For a permutation $P = (p_1, p_2, \dots, p_n)$ of length $n$ and an integer $k \ge 0$, the $k$-th power of $P$ is defined as $P^{(k)} = (p_1^{(k)}, p_2^{(k)}, \dots, p_n^{(k)})$, where the $i$-th term of the permutation is: $$p_i^{(k)} = \begin{cases} i, & k = 0, \\ p_{p_i^{(k-1)}}^{(k-1)}, & k > 0. \end{cases}$$ It is easy to prove that any power of any permutation is also a permutation. Define the cycle value $v(P)$ of a permutation $P$ as the smallest positive integer $k$ such that $P^{(k+1)} = P$.

Given a permutation $A = (a_1, a_2, \dots, a_n)$ of length $n$, for integers $1 \le i, j \le n$, define $f(i, j)$: If there exists $k \ge 0$ such that $a_i^{(k)} = j$, then $f(i, j) = 0$. Otherwise, let $A_{ij}$ be the permutation obtained by swapping the $i$-th term $a_i$ and the $j$-th term $a_j$ of $A$, then $f(i, j) = v(A_{ij})$.

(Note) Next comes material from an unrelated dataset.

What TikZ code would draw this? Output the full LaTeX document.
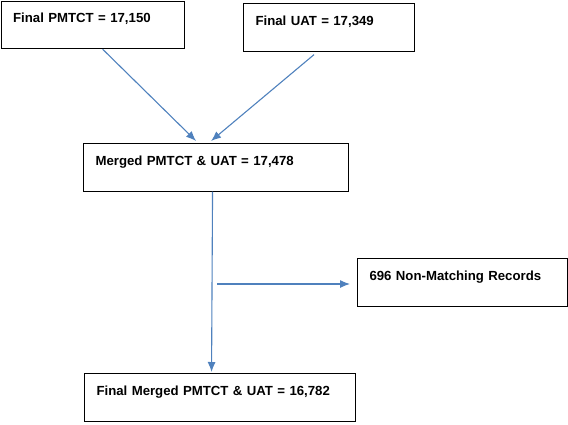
\documentclass[tikz,border=0pt]{standalone}
\usepackage{fontspec}
\setmainfont{Liberation Sans}
\usepackage{xcolor}
\usetikzlibrary{arrows.meta}
\definecolor{arrowblue}{RGB}{79,129,189}
\begin{document}
\begin{tikzpicture}[x=1pt, y=1pt, line width=1.1pt, >={Latex[length=10pt,width=8pt]},
    main/.style = {draw, rectangle, anchor=north west, align=left, inner xsep=12pt, inner ysep=12pt,
                   text height=9.5pt, text depth=14pt, font=\fontsize{13.2}{15}\selectfont\bfseries},
    link/.style = {->, arrowblue, line width=1.1pt}]
    \useasboundingbox (0,0) rectangle (568,-424);
    \node[main, text width=159pt] (1) at (0.6,-0.6)   {Final PMTCT = 17,150};
    \node[main, text width=147pt] (2) at (243,-3)     {Final UAT = 17,349};
    \node[main, text width=241pt] (3) at (83,-143)    {Merged PMTCT \& UAT = 17,478};
    \node[main, text width=186pt] (4) at (357,-258)   {696 Non-Matching Records};
    \node[main, text width=247pt] (5) at (84,-373)    {Final Merged PMTCT \& UAT = 16,782};
    \coordinate (split) at (217,-284);

    \draw[link] ([xshift=10pt]1.south) -- ([xshift=-20pt,yshift=2pt]3.north);
    \draw[link] ([xshift=-15pt,yshift=-3pt]2.south) -- ([xshift=-5pt,yshift=2pt]3.north);

    \draw[link] ([xshift=-3.5pt]3.south) -- ([xshift=-8.5pt,yshift=1pt]5.north);
    \draw[link] (split) -- ([xshift=-7pt]4.west |- split);
\end{tikzpicture}
\end{document}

Calculate the value of $\sum_{i=1}^n \sum_{j=1}^n f(i, j)$. The answer may be very large, so you only need to output the result modulo $(10^9 + 7)$.

Input

The input contains multiple test cases. The first line contains an integer $T$, representing the number of test cases. For each test case, the first line contains a positive integer $n$, representing the length of the permutation. The next line contains $n$ integers $a_1, a_2, \dots, a_n$, describing the input permutation.

Output

For each test case, output a single integer on a single line, representing the result of the required answer modulo $(10^9 + 7)$.

Examples

Input 1

2
3
1 2 3
3
2 3 1

Output 1

12
0

Note

For the first test case, $f(1, 2) = f(2, 1) = f(2, 3) = f(3, 2) = f(1, 3) = f(3, 1) = 2$, and all other $f(i, j)$ are $0$. For the second test case, all $f(i, j)$ are $0$.

Input 2

(See perm/perm2.in in the contestant directory)

Output 2

(See perm/perm2.ans in the contestant directory)

Note

In this set of examples, the first test case satisfies $n \le 35$, the first four test cases satisfy $n \le 200$, and all test cases satisfy $n \le 2500$.

Input 3

(See perm/perm3.in in the contestant directory)

Output 3

(See perm/perm3.ans in the contestant directory)

Note

In this set of examples, the first test case satisfies special property A, the second test case satisfies special property B, the third test case satisfies special property C, the first four test cases satisfy $n \le 10^5$, and the fifth test case satisfies $n \le 5 \times 10^5$.

Subtasks

For 100% of the test data, $1 \le T \le 5$, $1 \le n \le 5 \times 10^5$, $1 \le a_i \le n$.

The test cases are categorized as follows:

• Test cases 1-2: $n \le 10^5$, satisfy special property A.
• Test case 3: $n \le 35$.
• Test case 4: $n \le 200$.
• Test case 5: $n \le 2500$.
• Test case 6: $n \le 10^5$, satisfies special property B.
• Test case 7: $n \le 10^5$, satisfies special property C.
• Test case 8: $n \le 10^5$.
• Test cases 9-10: $n \le 5 \times 10^5$.

Special property A: $a_i = (i \pmod n) + 1$. Special property B: For any $1 \le i \le n$, there exists $1 \le k \le 20$ such that $a_i^{(k)} = i$. Special property C: There exists a set $S$ with size at most $10$ such that for any $1 \le i \le n$, there exist $x \in S, k \ge 0$ such that $a_x^{(k)} = i$.

The input data scale is large; please use a fast input method.